Hélas, je ne pourrai être des vôtres. Un bâton s’est planté dans mes roues, m’empêchant de voyager. Mais je veux accompagner d’une certaine façon cette réunion, cette réunion des miens, puisque je n’ai pas d’autre solution que de participer comme je peux et pas autant que je le souhaiterais, et pour y être tout en y étant pas, je vous envoie ces quelques mots.
Je veux vous dire combien j’espère que l’on fera tout ce qui est possible, et même l’impossible, pour que le Sommet de la Terre-Mère soit la première étape vers une expression collective des peuples qui ne dirigent pas la politique mondiale mais la subissent.
Pourvu que nous soyons capables de porter ces deux initiatives du compagnon Evo, le Tribunal de justice climatique et le Référendum mondial contre un système de pouvoir fondé sur la guerre et le gâchis, qui méprise la vie humaine et plante un drapeau de mise à mort sur nos biens terrestres.
Pourvu que nous soyons capables de parler peu et de faire beaucoup. Nous avons beaucoup souffert et nous continuons de souffrir de l’inflation verbale qui, en Amérique latine, est plus nocive que l’inflation monétaire. Nous sommes aussi et surtout fatigués de l’hypocrisie des pays riches qui nous détruisent la planète tout en prononçant de pompeux discours pour dissimuler le désastre.
D’aucuns disent que l’hypocrisie est l’impôt payé par le vice à la vertu. D’autres disent que l’hypocrisie est la preuve de l’existence de l’infini. De même la « discourose » de ladite « communauté internationale », ce club de banquiers et de guerriers, prouve que les deux définitions sont correctes.
Je veux rendre rendre hommage, en revanche, à la force de la vérité qui émane des mots et des silences nés de la communion de l’homme et de la nature. Ce n’est pas par hasard que ce Sommet de la Terre-Mère se déroule en Bolivie, cette nation de nations qui se redécouvre elle-même après deux siècles de mensonges.
La Bolivie vient de fêter les dix ans de la victoire populaire de la guerre de l’eau, lorsque le peuple de Cochabamba fut capable de vaincre une entreprise toute- puissante de Californie, devenue propriétaire de l’eau par les bonnes grâces d’un gouvernement qui se disait bolivien alors qu’il était très généreux avec l’étranger.
Cette guerre de l’eau fut l’une des batailles que cette Terre livre encore pour défendre ses ressources naturelles, c’est-à-dire pour défendre son identification à la nature.
La Bolivie est l’une des nations américaines où les cultures indigènes ont réussi à survivre, et ces voix résonnent maintenant avec plus de force que jamais, malgré tout ce temps de persécution et de mépris.
Le monde entier, bouleversé comme il l’est, déambulant comme un aveugle sous la mitraille, devrait écouter ces voix.
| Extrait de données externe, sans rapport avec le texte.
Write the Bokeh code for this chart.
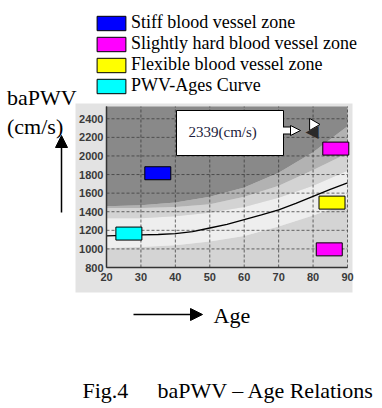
import math
from bokeh.plotting import figure
from bokeh.models import (Range1d, FixedTicker, Label, Arrow, NormalHead,
                          Legend, LegendItem, LinearAxis)
from bokeh.core.properties import value
from bokeh.embed import file_html
from bokeh.resources import INLINE

# ---------------- data ----------------
ages = [20, 30, 40, 50, 60, 70, 80, 90]
stiff_zone_lower = [1460, 1470, 1500, 1560, 1660, 1820, 2040, 2320]
transition_zone_lower = [1440, 1440, 1450, 1480, 1560, 1680, 1850, 2030]
upper_normal_lower = [1330, 1330, 1350, 1390, 1450, 1550, 1680, 1840]
flexible_zone_lower = [1010, 1020, 1040, 1080, 1140, 1240, 1360, 1490]

curve_ages = [20, 25, 30, 35, 40, 45, 50, 55, 60, 65, 70, 75, 80, 85, 90]
curve_pwv = [1140, 1145, 1150, 1155, 1165, 1185, 1225, 1265, 1315, 1365,
             1420, 1490, 1565, 1640, 1710]

stiff_age = [34.9]
stiff_pwv = [1814]
slight_age = [86.6, 84.7]
slight_pwv = [2079, 995]
flex_age = [85.5]
flex_pwv = [1498]
curve_marker_age = [26.5]
curve_marker_pwv = [1165]

measured_age = [80]
measured_pwv = [2339]

x_ticks = [20, 30, 40, 50, 60, 70, 80, 90]
y_ticks = [800, 1000, 1200, 1400, 1600, 1800, 2000, 2200, 2400]

legend_labels = ["Stiff blood vessel zone", "Slightly hard blood vessel zone",
                 "Flexible blood vessel zone", "PWV-Ages Curve"]

# ---------------- layout (page pixels, y downwards) ----------------
CW, CH = 382, 408
PL, PR, PT, PB = 106, 347, 106, 267     # chart area
X0, X1 = 20, 90
Y0, Y_TOP = 800, 2532
SERIF = "Liberation Serif"

kx = (X1 - X0) / (PR - PL)
ky = (Y_TOP - Y0) / (PB - PT)

p = figure(width=CW, height=CH, x_range=Range1d(0, CW), y_range=Range1d(CH, 0),
           x_axis_type=None, y_axis_type=None,
           output_backend="svg", toolbar_location=None, min_border=0)
p.min_border_left = p.min_border_right = p.min_border_top = p.min_border_bottom = 0
p.background_fill_color = "white"
p.border_fill_color = "white"
p.outline_line_color = None
p.grid.visible = False

p.extra_x_ranges = {"age": Range1d(X0 - PL * kx, X1 + (CW - PR) * kx)}
p.extra_y_ranges = {"pwv": Range1d(Y0 - (CH - PB) * ky, Y_TOP + PT * ky)}
KW = dict(x_range_name="age", y_range_name="pwv")

# outer light-grey picture background
p.quad(left=[75], right=[352], top=[103], bottom=[292], fill_color="#e3e3e3",
       line_color=None)

# zone bands
bands = [
    (Y0, flexible_zone_lower, "#d4d4d4"),
    (flexible_zone_lower, upper_normal_lower, "#eeeeee"),
    (upper_normal_lower, transition_zone_lower, "#d3d3d3"),
    (transition_zone_lower, stiff_zone_lower, "#b2b2b2"),
    (stiff_zone_lower, Y_TOP, "#898989"),
]
for lo, hi, col in bands:
    p.varea(x=ages, y1=lo, y2=hi, fill_color=col, **KW)

# dashed grid
p.segment(x0=x_ticks, y0=Y0, x1=x_ticks, y1=Y_TOP, line_color="#3a3a3a",
          line_dash="3 2", line_alpha=0.75, line_width=1, **KW)
p.segment(x0=X0, y0=y_ticks, x1=X1, y1=y_ticks, line_color="#3a3a3a",
          line_dash="3 2", line_alpha=0.75, line_width=1, **KW)

# axes at the chart edges
xax = LinearAxis(fixed_location=Y0, bounds=(X0, X1), ticker=FixedTicker(ticks=x_ticks), **KW)
yax = LinearAxis(fixed_location=X0, bounds=(Y0, Y_TOP), ticker=FixedTicker(ticks=y_ticks), **KW)
for ax in (xax, yax):
    ax.axis_line_color = "#333333"
    ax.axis_line_width = 1.5
    ax.major_tick_line_color = None
    ax.minor_tick_line_color = None
    ax.major_tick_in = 0
    ax.major_tick_out = 0
    ax.major_label_text_font = "Liberation Sans"
    ax.major_label_text_font_size = "11px"
    ax.major_label_text_font_style = "bold"
    ax.major_label_text_color = "#3a3a3a"
xax.major_label_standoff = 5
yax.major_label_standoff = 3
p.add_layout(xax, "below")
p.add_layout(yax, "left")

# PWV-age curve
p.line(curve_ages, curve_pwv, line_color="black", line_width=1.3, **KW)

# zone marker boxes
def zone_box(xs, ys, col):
    return p.rect(x=xs, y=ys, width=26, height=13, width_units="screen",
                  height_units="screen", fill_color=col, line_color="black",
                  line_width=1, **KW)

r_stiff = zone_box(stiff_age, stiff_pwv, "#0000ff")
r_slight = zone_box(slight_age, slight_pwv, "#ff00ff")
r_flex = zone_box(flex_age, flex_pwv, "#ffff00")
r_curve = zone_box(curve_marker_age, curve_marker_pwv, "#00ffff")

# measured point marker
p.scatter(measured_age, measured_pwv, marker="triangle", angle=-math.pi / 2,
          size=12, fill_color="white", line_color="black", line_width=1, **KW)
p.text(x=measured_age, y=measured_pwv, text=["\u25C0"], text_font=value("DejaVu Sans"),
       text_font_size="17px", text_color="#2a2a2a", text_align="center",
       text_baseline="middle", y_offset=7, x_offset=-1, **KW)

# callout box with measured value
p.quad(left=[176], right=[283], top=[110], bottom=[155], fill_color="white",
       line_color="black", line_width=1)
p.add_layout(Label(x=188, y=131, text=f"{measured_pwv[0]}(cm/s)",
                   text_baseline="alphabetic",
                   text_font=SERIF, text_font_size="15px", text_color="#1c1c3c"))

# block arrow from callout to the measured point
p.add_layout(Arrow(end=None, x_start=283, y_start=130, x_end=293, y_end=130,
                   line_color="black", line_width=8))
p.add_layout(Arrow(end=None, x_start=282, y_start=130, x_end=294, y_end=130,
                   line_color="white", line_width=6))
p.add_layout(Arrow(end=NormalHead(size=10, fill_color="white", line_color="black",
                                  line_width=1),
                   x_start=289, y_start=130, x_end=300, y_end=130, line_alpha=0))

# legend
legend = Legend(items=[LegendItem(label=legend_labels[0], renderers=[r_stiff]),
                       LegendItem(label=legend_labels[1], renderers=[r_slight]),
                       LegendItem(label=legend_labels[2], renderers=[r_flex]),
                       LegendItem(label=legend_labels[3], renderers=[r_curve])],
                location=(93, 312))
legend.label_text_font = SERIF
legend.label_text_font_size = "18px"
legend.label_text_color = "black"
legend.glyph_width = 36
legend.glyph_height = 18
legend.label_height = 18
legend.label_standoff = 2
legend.spacing = 0
legend.padding = 0
legend.margin = 0
legend.background_fill_alpha = 0
legend.border_line_alpha = 0
p.add_layout(legend)

# axis titles, arrows and caption
def plabel(x, y, text, size):
    p.add_layout(Label(x=x, y=y, text=text, text_font=SERIF, text_font_size=size,
                       text_baseline="alphabetic", text_color="black"))

plabel(6.5, 97, "baPWV", "22px")
plabel(6.5, 126, "(cm/s)", "22px")
plabel(213, 315, "Age", "22px")
plabel(82, 390, "Fig.4", "22px")
plabel(157, 390, "baPWV \u2013 Age Relations", "22px")

p.add_layout(Arrow(end=NormalHead(size=12, fill_color="black", line_color="black"),
                   x_start=61, y_start=212, x_end=61, y_end=135,
                   line_color="black", line_width=1.5))
p.add_layout(Arrow(end=NormalHead(size=12, fill_color="black", line_color="black"),
                   x_start=133, y_start=314, x_end=202, y_end=314,
                   line_color="black", line_width=1.5))

open("out.html", "w").write(file_html(p, INLINE))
Elles nous apprennent que nous, les petits humains, nous sommes une partie de la nature, que nous sommes parents de tout ce qui a des jambes, des pattes, des ailes et des racines. La conquête européenne a condamné pour idolâtrie les indigènes qui vivaient cette communion et qui, pour croire en elle, furent fouettés, décapités ou brûlés vifs.
Depuis ces temps de la Renaissance européenne, la nature fut transformée en marchandise ou en obstacle au progrès humain. Et, jusqu’à ce jour, ce divorce entre elle et nous a perduré, à tel point qu’il y a encore des gens de bonne volonté qui s’émeuvent de la pauvre nature, si maltraitée, si blessée, en la regardant de l’extérieur.
Les cultures indigènes la voient de l’intérieur. En la voyant, je me vois. Ce que je fais contre elle, je le fais contre moi. Je me retrouve en elle, mes jambes sont aussi le chemin qu’elles parcourent.
Nous célébrons donc ce Sommet de la Terre-Mère. Pourvu que les sourds entendent : les droits humains et les droits de la nature sont les deux noms de la même dignité.